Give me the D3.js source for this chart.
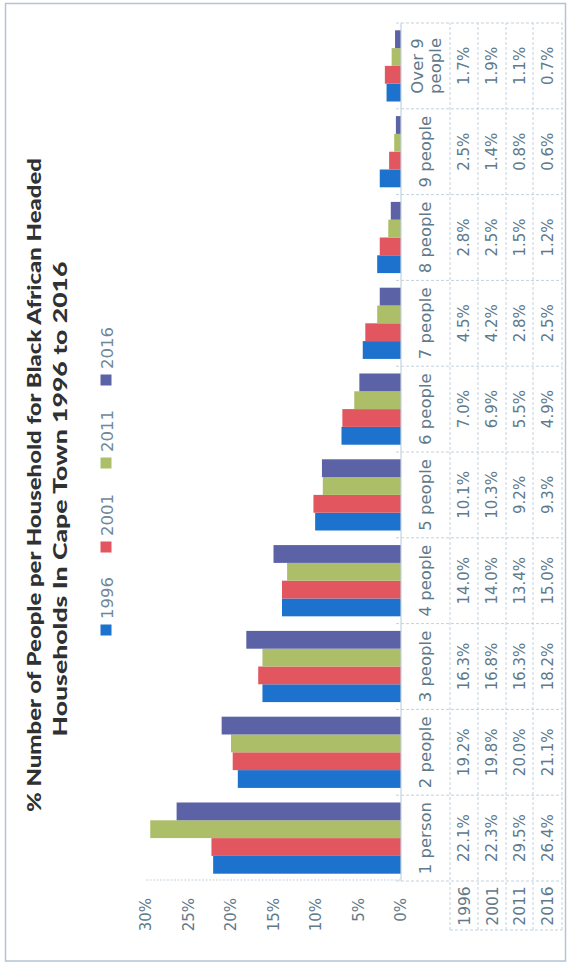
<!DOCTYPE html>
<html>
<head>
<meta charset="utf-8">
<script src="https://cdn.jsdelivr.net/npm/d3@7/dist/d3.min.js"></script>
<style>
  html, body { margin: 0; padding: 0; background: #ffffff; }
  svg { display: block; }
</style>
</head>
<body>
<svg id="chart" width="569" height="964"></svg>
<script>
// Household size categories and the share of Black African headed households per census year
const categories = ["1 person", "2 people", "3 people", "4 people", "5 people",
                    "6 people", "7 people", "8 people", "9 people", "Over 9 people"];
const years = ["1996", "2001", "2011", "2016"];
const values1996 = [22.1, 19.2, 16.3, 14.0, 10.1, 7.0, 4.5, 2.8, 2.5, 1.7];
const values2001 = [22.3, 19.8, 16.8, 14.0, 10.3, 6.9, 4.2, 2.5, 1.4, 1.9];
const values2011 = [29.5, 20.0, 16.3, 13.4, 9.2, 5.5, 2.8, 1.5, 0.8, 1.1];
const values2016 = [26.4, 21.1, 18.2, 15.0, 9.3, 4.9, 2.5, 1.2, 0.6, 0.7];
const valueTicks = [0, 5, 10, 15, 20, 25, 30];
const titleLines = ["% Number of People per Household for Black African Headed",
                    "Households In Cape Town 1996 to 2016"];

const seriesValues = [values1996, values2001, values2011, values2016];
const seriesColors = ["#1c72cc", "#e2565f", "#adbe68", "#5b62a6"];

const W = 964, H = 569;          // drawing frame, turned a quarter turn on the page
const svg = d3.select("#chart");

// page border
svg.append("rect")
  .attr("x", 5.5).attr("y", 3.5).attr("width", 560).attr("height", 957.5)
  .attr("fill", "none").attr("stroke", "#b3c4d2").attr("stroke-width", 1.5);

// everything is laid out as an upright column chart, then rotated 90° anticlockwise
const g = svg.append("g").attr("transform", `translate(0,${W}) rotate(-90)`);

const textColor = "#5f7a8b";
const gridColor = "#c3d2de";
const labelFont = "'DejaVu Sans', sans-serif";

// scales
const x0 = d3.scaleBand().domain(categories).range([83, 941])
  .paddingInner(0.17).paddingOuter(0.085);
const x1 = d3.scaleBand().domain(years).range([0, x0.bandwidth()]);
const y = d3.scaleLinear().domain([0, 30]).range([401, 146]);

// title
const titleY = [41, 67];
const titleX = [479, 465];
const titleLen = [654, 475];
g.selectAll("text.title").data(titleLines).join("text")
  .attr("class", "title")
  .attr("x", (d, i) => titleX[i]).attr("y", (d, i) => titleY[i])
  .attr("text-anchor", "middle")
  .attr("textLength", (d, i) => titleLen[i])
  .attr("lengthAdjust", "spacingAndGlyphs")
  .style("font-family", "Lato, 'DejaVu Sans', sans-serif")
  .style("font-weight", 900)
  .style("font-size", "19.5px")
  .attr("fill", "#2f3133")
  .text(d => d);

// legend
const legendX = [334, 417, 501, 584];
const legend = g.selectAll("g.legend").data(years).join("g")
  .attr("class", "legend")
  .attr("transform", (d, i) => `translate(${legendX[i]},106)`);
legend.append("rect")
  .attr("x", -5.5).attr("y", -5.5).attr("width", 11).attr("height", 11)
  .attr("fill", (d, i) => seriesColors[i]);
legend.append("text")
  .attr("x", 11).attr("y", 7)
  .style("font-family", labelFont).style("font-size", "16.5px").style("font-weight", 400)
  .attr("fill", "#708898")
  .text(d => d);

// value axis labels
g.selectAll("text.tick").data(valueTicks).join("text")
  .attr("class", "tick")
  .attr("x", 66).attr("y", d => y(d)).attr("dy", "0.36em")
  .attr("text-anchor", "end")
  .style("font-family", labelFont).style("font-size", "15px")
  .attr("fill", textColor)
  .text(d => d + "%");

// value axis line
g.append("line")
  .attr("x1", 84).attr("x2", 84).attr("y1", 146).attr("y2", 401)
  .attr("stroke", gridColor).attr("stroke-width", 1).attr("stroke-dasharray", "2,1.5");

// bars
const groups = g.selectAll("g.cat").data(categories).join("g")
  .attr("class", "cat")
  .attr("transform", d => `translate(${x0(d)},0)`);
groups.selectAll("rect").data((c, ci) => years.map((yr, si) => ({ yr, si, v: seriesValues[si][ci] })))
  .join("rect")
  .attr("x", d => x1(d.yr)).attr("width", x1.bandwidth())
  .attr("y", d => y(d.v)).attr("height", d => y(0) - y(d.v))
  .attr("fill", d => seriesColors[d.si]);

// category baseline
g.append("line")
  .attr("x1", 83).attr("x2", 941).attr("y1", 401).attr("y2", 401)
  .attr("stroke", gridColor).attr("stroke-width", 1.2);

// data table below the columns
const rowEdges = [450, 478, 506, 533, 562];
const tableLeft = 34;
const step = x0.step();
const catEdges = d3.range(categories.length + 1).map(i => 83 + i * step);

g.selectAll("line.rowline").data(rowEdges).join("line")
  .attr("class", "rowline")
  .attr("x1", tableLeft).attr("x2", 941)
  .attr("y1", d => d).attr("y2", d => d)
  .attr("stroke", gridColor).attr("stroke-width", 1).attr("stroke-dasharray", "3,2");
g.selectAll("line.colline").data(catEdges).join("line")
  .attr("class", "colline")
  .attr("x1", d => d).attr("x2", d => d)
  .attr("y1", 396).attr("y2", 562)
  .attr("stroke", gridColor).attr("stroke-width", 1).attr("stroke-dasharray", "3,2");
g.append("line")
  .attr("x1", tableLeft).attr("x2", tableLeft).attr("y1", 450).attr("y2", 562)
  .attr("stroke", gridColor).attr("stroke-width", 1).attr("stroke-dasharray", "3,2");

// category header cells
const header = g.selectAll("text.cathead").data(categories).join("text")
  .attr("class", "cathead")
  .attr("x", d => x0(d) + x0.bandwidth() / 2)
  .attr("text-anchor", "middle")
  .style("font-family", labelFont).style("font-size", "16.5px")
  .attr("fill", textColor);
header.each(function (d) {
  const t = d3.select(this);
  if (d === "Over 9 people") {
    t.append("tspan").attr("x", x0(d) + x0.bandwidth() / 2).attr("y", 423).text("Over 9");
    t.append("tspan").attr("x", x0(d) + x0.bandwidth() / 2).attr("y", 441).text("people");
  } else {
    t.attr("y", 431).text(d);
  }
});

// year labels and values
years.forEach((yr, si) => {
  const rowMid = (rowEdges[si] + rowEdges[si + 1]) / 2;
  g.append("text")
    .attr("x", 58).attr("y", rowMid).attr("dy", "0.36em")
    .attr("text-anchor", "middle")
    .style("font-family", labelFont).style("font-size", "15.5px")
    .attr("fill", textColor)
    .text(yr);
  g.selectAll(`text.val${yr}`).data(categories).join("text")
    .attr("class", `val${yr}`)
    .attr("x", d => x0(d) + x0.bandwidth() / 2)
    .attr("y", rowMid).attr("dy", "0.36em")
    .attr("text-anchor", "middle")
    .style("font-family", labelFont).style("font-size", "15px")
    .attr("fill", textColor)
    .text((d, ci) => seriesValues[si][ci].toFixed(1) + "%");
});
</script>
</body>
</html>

┄┄┄┄┄┄┄┄┄┄

#### Given request:
Give every line above again exactly, with no pictures.

#### Exercise result:
Give me the D3.js source for this chart.
<!DOCTYPE html>
<html>
<head>
<meta charset="utf-8">
<script src="https://cdn.jsdelivr.net/npm/d3@7/dist/d3.min.js"></script>
<style>
  html, body { margin: 0; padding: 0; background: #ffffff; }
  svg { display: block; }
</style>
</head>
<body>
<svg id="chart" width="569" height="964"></svg>
<script>
// Household size categories and the share of Black African headed households per census year
const categories = ["1 person", "2 people", "3 people", "4 people", "5 people",
                    "6 people", "7 people", "8 people", "9 people", "Over 9 people"];
const years = ["1996", "2001", "2011", "2016"];
const values1996 = [22.1, 19.2, 16.3, 14.0, 10.1, 7.0, 4.5, 2.8, 2.5, 1.7];
const values2001 = [22.3, 19.8, 16.8, 14.0, 10.3, 6.9, 4.2, 2.5, 1.4, 1.9];
const values2011 = [29.5, 20.0, 16.3, 13.4, 9.2, 5.5, 2.8, 1.5, 0.8, 1.1];
const values2016 = [26.4, 21.1, 18.2, 15.0, 9.3, 4.9, 2.5, 1.2, 0.6, 0.7];
const valueTicks = [0, 5, 10, 15, 20, 25, 30];
const titleLines = ["% Number of People per Household for Black African Headed",
                    "Households In Cape Town 1996 to 2016"];

const seriesValues = [values1996, values2001, values2011, values2016];
const seriesColors = ["#1c72cc", "#e2565f", "#adbe68", "#5b62a6"];

const W = 964, H = 569;          // drawing frame, turned a quarter turn on the page
const svg = d3.select("#chart");

// page border
svg.append("rect")
  .attr("x", 5.5).attr("y", 3.5).attr("width", 560).attr("height", 957.5)
  .attr("fill", "none").attr("stroke", "#b3c4d2").attr("stroke-width", 1.5);

// everything is laid out as an upright column chart, then rotated 90° anticlockwise
const g = svg.append("g").attr("transform", `translate(0,${W}) rotate(-90)`);

const textColor = "#5f7a8b";
const gridColor = "#c3d2de";
const labelFont = "'DejaVu Sans', sans-serif";

// scales
const x0 = d3.scaleBand().domain(categories).range([83, 941])
  .paddingInner(0.17).paddingOuter(0.085);
const x1 = d3.scaleBand().domain(years).range([0, x0.bandwidth()]);
const y = d3.scaleLinear().domain([0, 30]).range([401, 146]);

// title
const titleY = [41, 67];
const titleX = [479, 465];
const titleLen = [654, 475];
g.selectAll("text.title").data(titleLines).join("text")
  .attr("class", "title")
  .attr("x", (d, i) => titleX[i]).attr("y", (d, i) => titleY[i])
  .attr("text-anchor", "middle")
  .attr("textLength", (d, i) => titleLen[i])
  .attr("lengthAdjust", "spacingAndGlyphs")
  .style("font-family", "Lato, 'DejaVu Sans', sans-serif")
  .style("font-weight", 900)
  .style("font-size", "19.5px")
  .attr("fill", "#2f3133")
  .text(d => d);

// legend
const legendX = [334, 417, 501, 584];
const legend = g.selectAll("g.legend").data(years).join("g")
  .attr("class", "legend")
  .attr("transform", (d, i) => `translate(${legendX[i]},106)`);
legend.append("rect")
  .attr("x", -5.5).attr("y", -5.5).attr("width", 11).attr("height", 11)
  .attr("fill", (d, i) => seriesColors[i]);
legend.append("text")
  .attr("x", 11).attr("y", 7)
  .style("font-family", labelFont).style("font-size", "16.5px").style("font-weight", 400)
  .attr("fill", "#708898")
  .text(d => d);

// value axis labels
g.selectAll("text.tick").data(valueTicks).join("text")
  .attr("class", "tick")
  .attr("x", 66).attr("y", d => y(d)).attr("dy", "0.36em")
  .attr("text-anchor", "end")
  .style("font-family", labelFont).style("font-size", "15px")
  .attr("fill", textColor)
  .text(d => d + "%");

// value axis line
g.append("line")
  .attr("x1", 84).attr("x2", 84).attr("y1", 146).attr("y2", 401)
  .attr("stroke", gridColor).attr("stroke-width", 1).attr("stroke-dasharray", "2,1.5");

// bars
const groups = g.selectAll("g.cat").data(categories).join("g")
  .attr("class", "cat")
  .attr("transform", d => `translate(${x0(d)},0)`);
groups.selectAll("rect").data((c, ci) => years.map((yr, si) => ({ yr, si, v: seriesValues[si][ci] })))
  .join("rect")
  .attr("x", d => x1(d.yr)).attr("width", x1.bandwidth())
  .attr("y", d => y(d.v)).attr("height", d => y(0) - y(d.v))
  .attr("fill", d => seriesColors[d.si]);

// category baseline
g.append("line")
  .attr("x1", 83).attr("x2", 941).attr("y1", 401).attr("y2", 401)
  .attr("stroke", gridColor).attr("stroke-width", 1.2);

// data table below the columns
const rowEdges = [450, 478, 506, 533, 562];
const tableLeft = 34;
const step = x0.step();
const catEdges = d3.range(categories.length + 1).map(i => 83 + i * step);

g.selectAll("line.rowline").data(rowEdges).join("line")
  .attr("class", "rowline")
  .attr("x1", tableLeft).attr("x2", 941)
  .attr("y1", d => d).attr("y2", d => d)
  .attr("stroke", gridColor).attr("stroke-width", 1).attr("stroke-dasharray", "3,2");
g.selectAll("line.colline").data(catEdges).join("line")
  .attr("class", "colline")
  .attr("x1", d => d).attr("x2", d => d)
  .attr("y1", 396).attr("y2", 562)
  .attr("stroke", gridColor).attr("stroke-width", 1).attr("stroke-dasharray", "3,2");
g.append("line")
  .attr("x1", tableLeft).attr("x2", tableLeft).attr("y1", 450).attr("y2", 562)
  .attr("stroke", gridColor).attr("stroke-width", 1).attr("stroke-dasharray", "3,2");

// category header cells
const header = g.selectAll("text.cathead").data(categories).join("text")
  .attr("class", "cathead")
  .attr("x", d => x0(d) + x0.bandwidth() / 2)
  .attr("text-anchor", "middle")
  .style("font-family", labelFont).style("font-size", "16.5px")
  .attr("fill", textColor);
header.each(function (d) {
  const t = d3.select(this);
  if (d === "Over 9 people") {
    t.append("tspan").attr("x", x0(d) + x0.bandwidth() / 2).attr("y", 423).text("Over 9");
    t.append("tspan").attr("x", x0(d) + x0.bandwidth() / 2).attr("y", 441).text("people");
  } else {
    t.attr("y", 431).text(d);
  }
});

// year labels and values
years.forEach((yr, si) => {
  const rowMid = (rowEdges[si] + rowEdges[si + 1]) / 2;
  g.append("text")
    .attr("x", 58).attr("y", rowMid).attr("dy", "0.36em")
    .attr("text-anchor", "middle")
    .style("font-family", labelFont).style("font-size", "15.5px")
    .attr("fill", textColor)
    .text(yr);
  g.selectAll(`text.val${yr}`).data(categories).join("text")
    .attr("class", `val${yr}`)
    .attr("x", d => x0(d) + x0.bandwidth() / 2)
    .attr("y", rowMid).attr("dy", "0.36em")
    .attr("text-anchor", "middle")
    .style("font-family", labelFont).style("font-size", "15px")
    .attr("fill", textColor)
    .text((d, ci) => seriesValues[si][ci].toFixed(1) + "%");
});
</script>
</body>
</html>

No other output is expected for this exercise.